American screenwriter (1903–1988)

Sheridan de Raismes Gibney (June 11, 1903 – April 12, 1988) was an American writer and producer in theater and film. He graduated from Amherst College in 1925. He later served as an instructor at Hobart and William Smith Colleges. He began in film in 1931, but tended to see himself more as a playwright. He received 2 Academy Awards for Best Screenplay and Best Story for The Story of Louis Pasteur, sharing the award with Pierre Collings. He particularly had a fondness for Restoration comedy. He later became President of the Screen Writers Guild twice. As a member of the League of American Writers, he suffered from the Hollywood blacklist. Jack Warner later retracted the claim Gibney was a Communist and Gibney had proposed the group criticize Soviet actions against Finland although that ultimately was unanimously voted down.

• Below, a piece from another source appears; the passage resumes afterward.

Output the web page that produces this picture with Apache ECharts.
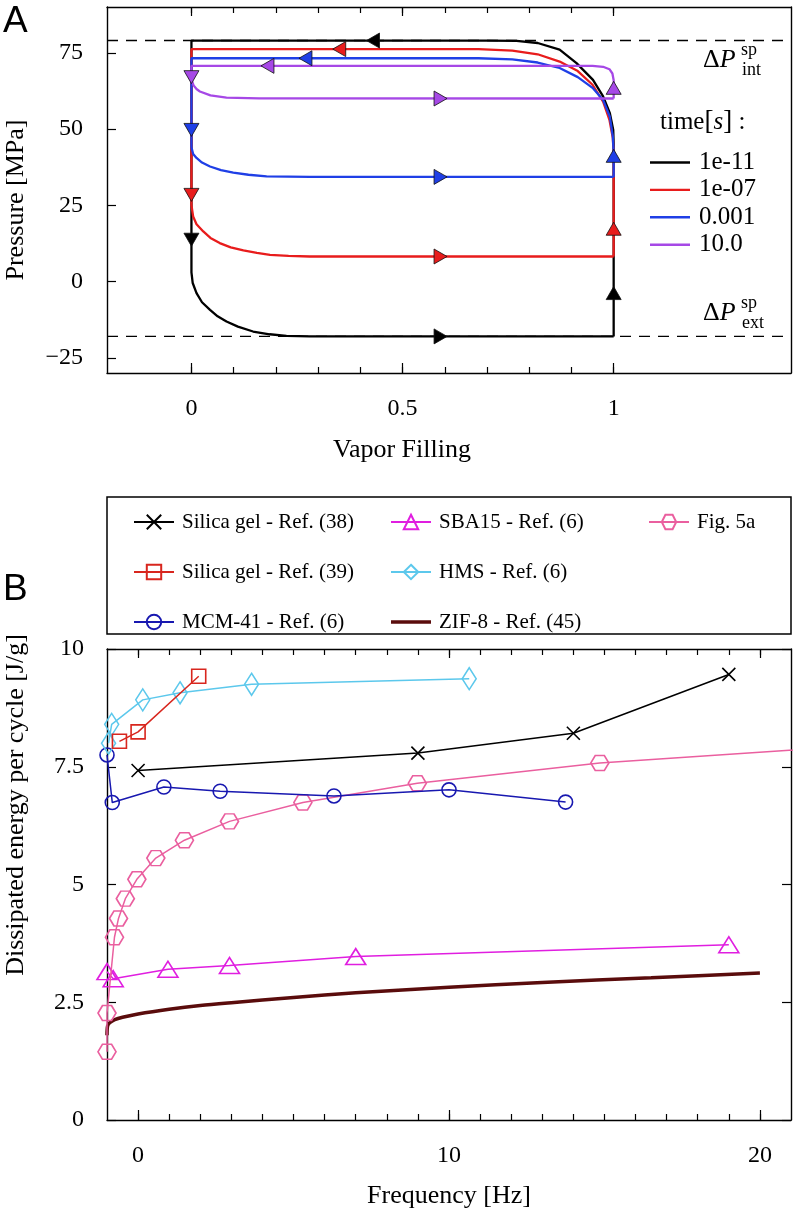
<!DOCTYPE html>
<html><head><meta charset="utf-8">
<script src="https://cdn.jsdelivr.net/npm/echarts@6/dist/echarts.min.js"></script>
<style>html,body{margin:0;padding:0;background:#fff}#c{width:793px;height:1219px}</style>
</head><body><div id="c"></div>
<script>
// ---------------- Panel A data ----------------
const timeLabels = ['1e-11', '1e-07', '0.001', '10.0'];
const spInt = 79;      // ΔP_int^sp level
const spExt = -18;     // ΔP_ext^sp level
const loopBlack = [[1,-18],[1,45],[0.999,49.7],[0.991,55.2],[0.975,60.7],[0.951,66.1],[0.912,71.6],[0.872,76],[0.82,78.2],[0.77,78.9],[0.7,79],
  [0,79],[0,3],[0.003,-0.5],[0.012,-3.8],[0.025,-6.8],[0.044,-9.3],[0.062,-11.4],[0.083,-13.1],[0.11,-14.8],[0.146,-16.4],[0.185,-17.3],[0.225,-17.8],[0.28,-18],[1,-18]];
const loopRed = [[1,8.2],[1,42],[0.998,47],[0.99,53],[0.975,59],[0.95,64.5],[0.915,69],[0.872,72.1],[0.82,74.5],[0.76,75.7],[0.68,76.2],
  [0,76.2],[0,25],[0.004,21.3],[0.012,18.8],[0.028,16.4],[0.045,14.3],[0.067,12.6],[0.093,11.2],[0.123,10.2],[0.155,9.4],[0.186,8.75],[0.23,8.4],[0.28,8.2],[1,8.2]];
const loopBlue = [[1,34.3],[1,42],[0.998,47.5],[0.991,54],[0.975,59.5],[0.95,63.5],[0.915,67],[0.872,70],[0.82,71.8],[0.76,72.8],[0.68,73.2],
  [0,73.2],[0,44],[0.004,41.8],[0.012,40.5],[0.025,39],[0.044,37.7],[0.07,36.5],[0.099,35.7],[0.135,35],[0.178,34.5],[0.28,34.3],[1,34.3]];
const loopPurple = [[1,60],[1,66],[0.997,68.2],[0.99,69.6],[0.975,70.4],[0.95,70.7],
  [0,70.7],[0,66.3],[0.005,64.3],[0.012,63.1],[0.02,62.3],[0.045,61],[0.083,60.3],[0.16,60.05],[1,60]];
// flow arrows: [x, y, direction]
const arrowsBlack  = [[0.43,79,'left'],[0,13.7,'down'],[0.59,-18,'right'],[1,-3.8,'up']];
const arrowsRed    = [[0.35,76.2,'left'],[0,28.4,'down'],[0.59,8.2,'right'],[1,17.3,'up']];
const arrowsBlue   = [[0.27,73.2,'left'],[0,49.7,'down'],[0.59,34.3,'right'],[1,41.2,'up']];
const arrowsPurple = [[0.18,70.7,'left'],[0,67,'down'],[0.59,60,'right'],[1,63.5,'up']];
const aXMinorTicks = [0,0.1,0.2,0.3,0.4,0.5,0.6,0.7,0.8,0.9,1];
const aXLabels = [0, 0.5, 1];
const aYTicks = [-25, 0, 25, 50, 75];

// ---------------- Panel B data ----------------
const seriesNamesB = ['Silica gel - Ref. (38)','Silica gel - Ref. (39)','MCM-41 - Ref. (6)','SBA15 - Ref. (6)','HMS - Ref. (6)','ZIF-8 - Ref. (45)','Fig. 5a'];
const sg38  = [[0,7.42],[9,7.79],[14,8.21],[19,9.46]];
const sg39  = [[-0.6,8.04],[0,8.24],[1.95,9.42]];
const mcm41 = [[-1.0,7.75],[-0.83,6.74],[0.83,7.07],[2.64,6.98],[6.3,6.88],[10,7.01],[13.75,6.75]];
const sba15 = [[-1.0,3.15],[-0.8,3.0],[0.96,3.2],[2.94,3.28],[7.0,3.47],[19,3.72]];
const hms   = [[-0.95,8.0],[-0.85,8.4],[0.15,8.92],[1.35,9.07],[3.65,9.25],[10.65,9.37]];
const zif8  = [[-1,1.8],[-0.98,2.0],[-0.9,2.07],[-0.75,2.13],[-0.5,2.18],[0,2.25],[1,2.35],[2,2.43],[3,2.49],[5,2.6],[7,2.7],[10,2.82],[13,2.92],[16.5,3.02],[20,3.12]];
const fig5a = [[-1.0,1.45],[-1.0,2.27],[-0.76,3.88],[-0.63,4.28],[-0.41,4.70],[-0.04,5.11],[0.57,5.56],[1.49,5.94],[2.94,6.34],[5.3,6.74],[8.98,7.15],[14.85,7.58],[25,8.03]];
const bXMinorTicks = [0,1,2,3,4,5,6,7,8,9,10,11,12,13,14,15,16,17,18,19,20];
const bXLabels = [0, 10, 20];

// ---------------- styling ----------------
const SERIF = "'Liberation Serif', 'DejaVu Serif', serif";
const SANS = "'Liberation Sans', Arial, sans-serif";
const dirRot = {up: 0, left: 90, down: 180, right: -90};
const colA = ['#000000', '#e81c1c', '#1f3fe6', '#a648e6'];
const CROSS = 'path://M0,0L10,10M10,0L0,10';
const HEX = 'path://M-1,0L-0.5,-0.866L0.5,-0.866L1,0L0.5,0.866L-0.5,0.866Z';
const BAR_A = 'path://M0,0L40,0L40,2.4L0,2.4Z';
const BAR_Z = 'path://M0,0L40,0L40,3.6L0,3.6Z';
const T = 'rgba(0,0,0,0)';

function xAx(grid, min, max, pos, ticks, len, labels, line) {
  return {
    type: 'value', gridIndex: grid, min: min, max: max, position: pos,
    axisLine: {show: line, onZero: false, lineStyle: {color: '#000', width: 1.4}},
    axisTick: {show: true, inside: true, length: len, customValues: ticks, lineStyle: {color: '#000', width: 1.2}},
    axisLabel: labels ? {show: true, customValues: labels, margin: 24, color: '#000', fontSize: 24, fontFamily: SERIF,
      formatter: v => String(v)} : {show: false},
    splitLine: {show: false}
  };
}

const chart = echarts.init(document.getElementById('c'), null, {renderer: 'canvas', width: 793, height: 1219});

const loops = [loopBlack, loopRed, loopBlue, loopPurple];
const arrows = [arrowsBlack, arrowsRed, arrowsBlue, arrowsPurple];

const series = [];
// dashed spinodal lines
[spInt, spExt].forEach(v => series.push({
  type: 'line', xAxisIndex: 0, yAxisIndex: 0, data: [[-0.2, v], [1.42, v]], symbol: 'none', silent: true, z: 1,
  lineStyle: {color: '#000', width: 1.4, type: [11, 8]}
}));
loops.forEach((d, i) => series.push({
  name: timeLabels[i], type: 'line', xAxisIndex: 0, yAxisIndex: 0, data: d, symbol: 'none', z: 2 + i,
  lineStyle: {color: colA[i], width: 2.3}, itemStyle: {color: colA[i]}
}));
arrows.forEach((d, i) => series.push({
  type: 'scatter', xAxisIndex: 0, yAxisIndex: 0, symbol: 'triangle', symbolSize: [15, 13], z: 10,
  data: d.map(a => ({value: [a[0], a[1]], symbolRotate: dirRot[a[2]]})),
  itemStyle: {color: colA[i], borderColor: '#111', borderWidth: 0.8, opacity: 1}
}));

function bLine(name, data, color, symbol, size, z) {
  return {
    name: name, type: 'line', xAxisIndex: 4, yAxisIndex: 2, data: data, symbol: symbol, symbolSize: size,
    showSymbol: true, showAllSymbol: true, z: z,
    lineStyle: {color: color, width: 1.5},
    itemStyle: {color: T, borderColor: color, borderWidth: 1.6}
  };
}
series.push({
  name: seriesNamesB[5], type: 'line', xAxisIndex: 4, yAxisIndex: 2, data: zif8, symbol: 'none', smooth: 0.3, z: 3,
  lineStyle: {color: '#5a0c0c', width: 3.5}, itemStyle: {color: '#5a0c0c'}
});
series.push(bLine(seriesNamesB[3], sba15, '#e01ee0', 'triangle', [20, 16], 4));
series.push(bLine(seriesNamesB[6], fig5a, '#ea5f9f', HEX, [18, 15], 5));
series.push(bLine(seriesNamesB[2], mcm41, '#1818b0', 'circle', 14, 6));
series.push(bLine(seriesNamesB[0], sg38, '#000000', CROSS, 13, 7));
series.push(bLine(seriesNamesB[4], hms, '#5cc8ec', 'diamond', [14, 22], 8));
series.push(bLine(seriesNamesB[1], sg39, '#d8261e', 'rect', 14, 9));

function legendB(items, left) {
  return {
    data: items, orient: 'vertical', left: left, top: 506, itemWidth: 40, itemHeight: 18, itemGap: 28,
    selectedMode: false, symbolKeepAspect: true,
    textStyle: {fontFamily: SERIF, fontSize: 21, color: '#000', lineHeight: 22, padding: [0, 0, 0, 3]}
  };
}

const option = {
  animation: false,
  backgroundColor: '#fff',
  grid: [
    {left: 107, right: 2, top: 7, bottom: 846, containLabel: false},
    {left: 107, right: 2, top: 649, bottom: 99, containLabel: false}
  ],
  xAxis: [
    xAx(0, -0.2, 1.42, 'bottom', aXMinorTicks, 6, aXLabels, true),
    xAx(0, -0.2, 1.42, 'bottom', aXLabels, 10, null, false),
    xAx(0, -0.2, 1.42, 'top', aXMinorTicks, 6, null, true),
    xAx(0, -0.2, 1.42, 'top', aXLabels, 9, null, false),
    xAx(1, -1, 21, 'bottom', bXMinorTicks, 6, bXLabels, true),
    xAx(1, -1, 21, 'bottom', bXLabels, 10, null, false),
    xAx(1, -1, 21, 'top', bXMinorTicks, 6, null, true),
    xAx(1, -1, 21, 'top', bXLabels, 9, null, false)
  ],
  yAxis: [
    {type: 'value', gridIndex: 0, min: -30, max: 90, position: 'left',
      axisLine: {show: true, onZero: false, lineStyle: {color: '#000', width: 1.4}},
      axisTick: {show: true, inside: true, length: 9, customValues: aYTicks, lineStyle: {color: '#000', width: 1.2}},
      axisLabel: {show: true, customValues: aYTicks, margin: 24, color: '#000', fontSize: 24, fontFamily: SERIF,
        formatter: v => (v < 0 ? '\u2212' + Math.abs(v) : String(v))},
      splitLine: {show: false}},
    {type: 'value', gridIndex: 0, min: -30, max: 90, position: 'right',
      axisLine: {show: true, onZero: false, lineStyle: {color: '#000', width: 1.4}},
      axisTick: {show: false}, axisLabel: {show: false}, splitLine: {show: false}},
    {type: 'value', gridIndex: 1, min: 0, max: 10, interval: 2.5, position: 'left',
      axisLine: {show: true, onZero: false, lineStyle: {color: '#000', width: 1.4}},
      axisTick: {show: true, inside: true, length: 9, lineStyle: {color: '#000', width: 1.2}},
      axisLabel: {show: true, margin: 23, color: '#000', fontSize: 24, fontFamily: SERIF, formatter: v => String(v)},
      splitLine: {show: false}},
    {type: 'value', gridIndex: 1, min: 0, max: 10, interval: 2.5, position: 'right',
      axisLine: {show: true, onZero: false, lineStyle: {color: '#000', width: 1.4}},
      axisTick: {show: true, inside: true, length: 9, lineStyle: {color: '#000', width: 1.2}},
      axisLabel: {show: false}, splitLine: {show: false}}
  ],
  legend: [
    {data: timeLabels.map(n => ({name: n, icon: BAR_A})), orient: 'vertical', left: 645, top: 145,
      itemWidth: 40, itemHeight: 14, itemGap: 2.4, selectedMode: false, symbolKeepAspect: true,
      textStyle: {fontFamily: SERIF, fontSize: 25, color: '#000', lineHeight: 25, padding: [0, 0, 0, 4]}},
    legendB([seriesNamesB[0], seriesNamesB[1], seriesNamesB[2]], 128),
    legendB([seriesNamesB[3], seriesNamesB[4], {name: seriesNamesB[5], icon: BAR_Z}], 385),
    legendB([seriesNamesB[6]], 643)
  ],
  graphic: [
    {type: 'rect', shape: {x: 107, y: 497, width: 684, height: 137}, style: {fill: 'none', stroke: '#000', lineWidth: 1.5}, z: 0},
    {type: 'text', x: 3, y: 22, style: {text: 'A', fontSize: 37, fontFamily: SANS, fill: '#000', textAlign: 'left', textVerticalAlign: 'middle'}},
    {type: 'text', x: 3, y: 590, style: {text: 'B', fontSize: 37, fontFamily: SANS, fill: '#000', textAlign: 'left', textVerticalAlign: 'middle'}},
    {type: 'text', x: 16, y: 200, rotation: Math.PI / 2, style: {text: 'Pressure [MPa]', fontSize: 26, fontFamily: SERIF, fill: '#000', textAlign: 'center', textVerticalAlign: 'middle'}},
    {type: 'text', x: 402, y: 450, style: {text: 'Vapor Filling', fontSize: 26, fontFamily: SERIF, fill: '#000', textAlign: 'center', textVerticalAlign: 'middle'}},
    {type: 'text', x: 16, y: 805, rotation: Math.PI / 2, style: {text: 'Dissipated energy per cycle [J/g]', fontSize: 26, fontFamily: SERIF, fill: '#000', textAlign: 'center', textVerticalAlign: 'middle'}},
    {type: 'text', x: 449, y: 1196, style: {text: 'Frequency [Hz]', fontSize: 26, fontFamily: SERIF, fill: '#000', textAlign: 'center', textVerticalAlign: 'middle'}},
    {type: 'text', x: 660, y: 122, style: {text: 'time{i|[}{it|s}{i|]} :', fontSize: 25, fontFamily: SERIF, fill: '#000', textAlign: 'left', textVerticalAlign: 'middle',
      rich: {i: {fontSize: 27, fontFamily: SERIF}, it: {fontSize: 25, fontFamily: SERIF, fontStyle: 'italic'}}}},
    // ΔP_int^sp
    {type: 'text', x: 703, y: 60, style: {text: '\u0394{p|P}', fontSize: 26, fontFamily: SERIF, fill: '#000', textVerticalAlign: 'middle', rich: {p: {fontSize: 26, fontFamily: SERIF, fontStyle: 'italic'}}}},
    {type: 'text', x: 741, y: 50, style: {text: 'sp', fontSize: 18, fontFamily: SERIF, fill: '#000', textVerticalAlign: 'middle'}},
    {type: 'text', x: 742, y: 70, style: {text: 'int', fontSize: 18, fontFamily: SERIF, fill: '#000', textVerticalAlign: 'middle'}},
    // ΔP_ext^sp
    {type: 'text', x: 703, y: 313, style: {text: '\u0394{p|P}', fontSize: 26, fontFamily: SERIF, fill: '#000', textVerticalAlign: 'middle', rich: {p: {fontSize: 26, fontFamily: SERIF, fontStyle: 'italic'}}}},
    {type: 'text', x: 741, y: 303, style: {text: 'sp', fontSize: 18, fontFamily: SERIF, fill: '#000', textVerticalAlign: 'middle'}},
    {type: 'text', x: 742, y: 323, style: {text: 'ext', fontSize: 18, fontFamily: SERIF, fill: '#000', textVerticalAlign: 'middle'}}
  ],
  series: series
};
chart.setOption(option);
</script>
</body></html>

In his later life Gibney worked in television.

==Personal life==
In 1951 Gibney travelled to West Germany to support the renewal of German labor unions, sponsored by the United States Department of State. While there he employed as a translator Katrin Janecke (1913-1996), a journalist and former employee of the Nazi propaganda ministry. Gibney and Janecke married in Los Angeles in 1952, and Janecke subsequently worked as a story editor on a number of Gibney's projects.